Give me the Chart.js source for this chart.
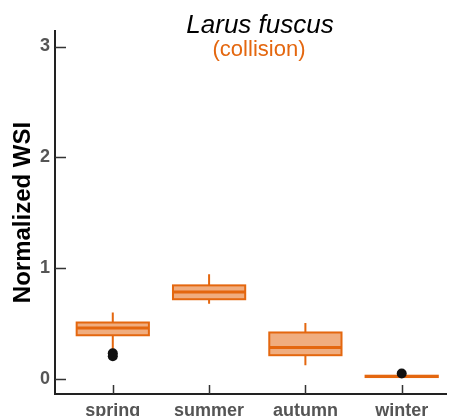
<!DOCTYPE html>
<html>
<head>
<meta charset="utf-8">
<script src="https://cdn.jsdelivr.net/npm/chart.js@4/dist/chart.umd.min.js"></script>
<style>
  html, body { margin: 0; padding: 0; background: #fff; }
  #wrap { width: 451px; height: 416px; }
</style>
</head>
<body>
<div id="wrap"><canvas id="chart" width="451" height="416"></canvas></div>
<script>
// Seasonal distribution of normalized WSI (collision) for Larus fuscus
const seasons = ['spring', 'summer', 'autumn', 'winter'];
const whiskerLow  = [0.26, 0.68, 0.125, 0.015];
const q1          = [0.395, 0.72, 0.215, 0.018];
const median      = [0.46, 0.785, 0.285, 0.024];
const q3          = [0.51, 0.845, 0.42, 0.030];
const whiskerHigh = [0.60, 0.945, 0.505, 0.033];
const outlierSeason = ['spring', 'spring', 'winter'];
const outlierValue  = [0.232, 0.205, 0.05];
const yTicks = [0, 1, 2, 3];

const FONT = "'Liberation Sans', Arial, Helvetica, sans-serif";
const ORANGE = '#e4670f';
const ORANGE_FILL = '#f0ad7f';
const BOX_WIDTH = 0.75;

const outlierPoints = outlierValue.map((v, i) => ({ x: seasons.indexOf(outlierSeason[i]) + 1, y: v }));

// Boxes, whiskers and medians drawn from the summary arrays via the chart scales
const boxPlotPlugin = {
  id: 'boxPlot',
  beforeDatasetsDraw(chart) {
    const { ctx, scales: { x, y } } = chart;
    ctx.save();
    seasons.forEach((s, i) => {
      const cx = x.getPixelForValue(i + 1);
      const half = x.getPixelForValue(i + 1 + BOX_WIDTH / 2) - cx;
      const yLo = y.getPixelForValue(whiskerLow[i]);
      const yHi = y.getPixelForValue(whiskerHigh[i]);
      const y1 = y.getPixelForValue(q1[i]);
      const y3 = y.getPixelForValue(q3[i]);
      const ym = y.getPixelForValue(median[i]);
      ctx.strokeStyle = ORANGE;
      ctx.lineWidth = 2;
      ctx.beginPath();
      ctx.moveTo(cx, yHi); ctx.lineTo(cx, y3);
      ctx.moveTo(cx, y1); ctx.lineTo(cx, yLo);
      ctx.stroke();
      ctx.fillStyle = ORANGE_FILL;
      ctx.fillRect(cx - half, y3, 2 * half, y1 - y3);
      ctx.strokeRect(cx - half, y3, 2 * half, y1 - y3);
      ctx.lineWidth = 3;
      ctx.beginPath();
      ctx.moveTo(cx - half, ym); ctx.lineTo(cx + half, ym);
      ctx.stroke();
    });
    ctx.restore();
  }
};

// Inward tick marks and the two-line heading
const decorPlugin = {
  id: 'decor',
  afterDraw(chart) {
    const { ctx, chartArea: a, scales: { x, y } } = chart;
    ctx.save();
    ctx.strokeStyle = '#333';
    ctx.lineWidth = 1.5;
    ctx.beginPath();
    y.ticks.forEach(t => {
      const py = Math.round(y.getPixelForValue(t.value)) + 0.5;
      ctx.moveTo(a.left, py); ctx.lineTo(a.left + 11, py);
    });
    x.ticks.forEach(t => {
      const px = Math.round(x.getPixelForValue(t.value)) + 0.5;
      ctx.moveTo(px, a.bottom); ctx.lineTo(px, a.bottom - 9);
    });
    ctx.stroke();

    ctx.textAlign = 'center';
    ctx.textBaseline = 'alphabetic';
    ctx.fillStyle = '#000';
    ctx.font = 'italic 26px ' + FONT;
    ctx.fillText('Larus fuscus', 260, 33);
    ctx.fillStyle = ORANGE;
    ctx.font = '22px ' + FONT;
    ctx.fillText('(collision)', 259, 56);
    ctx.restore();
  }
};

new Chart(document.getElementById('chart'), {
  type: 'scatter',
  data: {
    datasets: [{
      label: 'outliers',
      data: outlierPoints,
      pointRadius: 5,
      pointHoverRadius: 5,
      backgroundColor: '#111',
      borderWidth: 0
    }]
  },
  options: {
    responsive: false,
    animation: false,
    layout: { padding: { top: 31, right: 0, left: 0, bottom: 0 } },
    plugins: { legend: { display: false }, tooltip: { enabled: false } },
    scales: {
      x: {
        type: 'linear',
        min: 0.4,
        max: 4.46,
        afterBuildTicks: s => { s.ticks = seasons.map((_, i) => ({ value: i + 1 })); },
        afterFit: s => { s.height = 22; },
        grid: { display: false, drawTicks: false },
        border: { display: true, color: '#222', width: 2 },
        ticks: {
          callback: v => seasons[v - 1] || '',
          font: { family: FONT, size: 18, weight: 'bold' },
          color: '#555',
          padding: 6,
          maxRotation: 0,
          autoSkip: false
        }
      },
      y: {
        type: 'linear',
        min: -0.135,
        max: 3.14,
        afterBuildTicks: s => { s.ticks = yTicks.map(v => ({ value: v })); },
        afterFit: s => { s.width = 55; },
        grid: { display: false, drawTicks: false },
        border: { display: true, color: '#222', width: 2 },
        ticks: {
          font: { family: FONT, size: 18, weight: 'bold' },
          color: '#555',
          padding: 5
        },
        title: {
          display: true,
          text: 'Normalized WSI',
          font: { family: FONT, size: 24, weight: 'bold' },
          color: '#000',
          padding: { top: 9, bottom: 0 }
        }
      }
    }
  },
  plugins: [boxPlotPlugin, decorPlugin]
});
</script>
</body>
</html>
•••
The exercise: Quote the listing above in full, except for the pictures.

Exercise solution:
Give me the Chart.js source for this chart.
<!DOCTYPE html>
<html>
<head>
<meta charset="utf-8">
<script src="https://cdn.jsdelivr.net/npm/chart.js@4/dist/chart.umd.min.js"></script>
<style>
  html, body { margin: 0; padding: 0; background: #fff; }
  #wrap { width: 451px; height: 416px; }
</style>
</head>
<body>
<div id="wrap"><canvas id="chart" width="451" height="416"></canvas></div>
<script>
// Seasonal distribution of normalized WSI (collision) for Larus fuscus
const seasons = ['spring', 'summer', 'autumn', 'winter'];
const whiskerLow  = [0.26, 0.68, 0.125, 0.015];
const q1          = [0.395, 0.72, 0.215, 0.018];
const median      = [0.46, 0.785, 0.285, 0.024];
const q3          = [0.51, 0.845, 0.42, 0.030];
const whiskerHigh = [0.60, 0.945, 0.505, 0.033];
const outlierSeason = ['spring', 'spring', 'winter'];
const outlierValue  = [0.232, 0.205, 0.05];
const yTicks = [0, 1, 2, 3];

const FONT = "'Liberation Sans', Arial, Helvetica, sans-serif";
const ORANGE = '#e4670f';
const ORANGE_FILL = '#f0ad7f';
const BOX_WIDTH = 0.75;

const outlierPoints = outlierValue.map((v, i) => ({ x: seasons.indexOf(outlierSeason[i]) + 1, y: v }));

// Boxes, whiskers and medians drawn from the summary arrays via the chart scales
const boxPlotPlugin = {
  id: 'boxPlot',
  beforeDatasetsDraw(chart) {
    const { ctx, scales: { x, y } } = chart;
    ctx.save();
    seasons.forEach((s, i) => {
      const cx = x.getPixelForValue(i + 1);
      const half = x.getPixelForValue(i + 1 + BOX_WIDTH / 2) - cx;
      const yLo = y.getPixelForValue(whiskerLow[i]);
      const yHi = y.getPixelForValue(whiskerHigh[i]);
      const y1 = y.getPixelForValue(q1[i]);
      const y3 = y.getPixelForValue(q3[i]);
      const ym = y.getPixelForValue(median[i]);
      ctx.strokeStyle = ORANGE;
      ctx.lineWidth = 2;
      ctx.beginPath();
      ctx.moveTo(cx, yHi); ctx.lineTo(cx, y3);
      ctx.moveTo(cx, y1); ctx.lineTo(cx, yLo);
      ctx.stroke();
      ctx.fillStyle = ORANGE_FILL;
      ctx.fillRect(cx - half, y3, 2 * half, y1 - y3);
      ctx.strokeRect(cx - half, y3, 2 * half, y1 - y3);
      ctx.lineWidth = 3;
      ctx.beginPath();
      ctx.moveTo(cx - half, ym); ctx.lineTo(cx + half, ym);
      ctx.stroke();
    });
    ctx.restore();
  }
};

// Inward tick marks and the two-line heading
const decorPlugin = {
  id: 'decor',
  afterDraw(chart) {
    const { ctx, chartArea: a, scales: { x, y } } = chart;
    ctx.save();
    ctx.strokeStyle = '#333';
    ctx.lineWidth = 1.5;
    ctx.beginPath();
    y.ticks.forEach(t => {
      const py = Math.round(y.getPixelForValue(t.value)) + 0.5;
      ctx.moveTo(a.left, py); ctx.lineTo(a.left + 11, py);
    });
    x.ticks.forEach(t => {
      const px = Math.round(x.getPixelForValue(t.value)) + 0.5;
      ctx.moveTo(px, a.bottom); ctx.lineTo(px, a.bottom - 9);
    });
    ctx.stroke();

    ctx.textAlign = 'center';
    ctx.textBaseline = 'alphabetic';
    ctx.fillStyle = '#000';
    ctx.font = 'italic 26px ' + FONT;
    ctx.fillText('Larus fuscus', 260, 33);
    ctx.fillStyle = ORANGE;
    ctx.font = '22px ' + FONT;
    ctx.fillText('(collision)', 259, 56);
    ctx.restore();
  }
};

new Chart(document.getElementById('chart'), {
  type: 'scatter',
  data: {
    datasets: [{
      label: 'outliers',
      data: outlierPoints,
      pointRadius: 5,
      pointHoverRadius: 5,
      backgroundColor: '#111',
      borderWidth: 0
    }]
  },
  options: {
    responsive: false,
    animation: false,
    layout: { padding: { top: 31, right: 0, left: 0, bottom: 0 } },
    plugins: { legend: { display: false }, tooltip: { enabled: false } },
    scales: {
      x: {
        type: 'linear',
        min: 0.4,
        max: 4.46,
        afterBuildTicks: s => { s.ticks = seasons.map((_, i) => ({ value: i + 1 })); },
        afterFit: s => { s.height = 22; },
        grid: { display: false, drawTicks: false },
        border: { display: true, color: '#222', width: 2 },
        ticks: {
          callback: v => seasons[v - 1] || '',
          font: { family: FONT, size: 18, weight: 'bold' },
          color: '#555',
          padding: 6,
          maxRotation: 0,
          autoSkip: false
        }
      },
      y: {
        type: 'linear',
        min: -0.135,
        max: 3.14,
        afterBuildTicks: s => { s.ticks = yTicks.map(v => ({ value: v })); },
        afterFit: s => { s.width = 55; },
        grid: { display: false, drawTicks: false },
        border: { display: true, color: '#222', width: 2 },
        ticks: {
          font: { family: FONT, size: 18, weight: 'bold' },
          color: '#555',
          padding: 5
        },
        title: {
          display: true,
          text: 'Normalized WSI',
          font: { family: FONT, size: 24, weight: 'bold' },
          color: '#000',
          padding: { top: 9, bottom: 0 }
        }
      }
    }
  },
  plugins: [boxPlotPlugin, decorPlugin]
});
</script>
</body>
</html>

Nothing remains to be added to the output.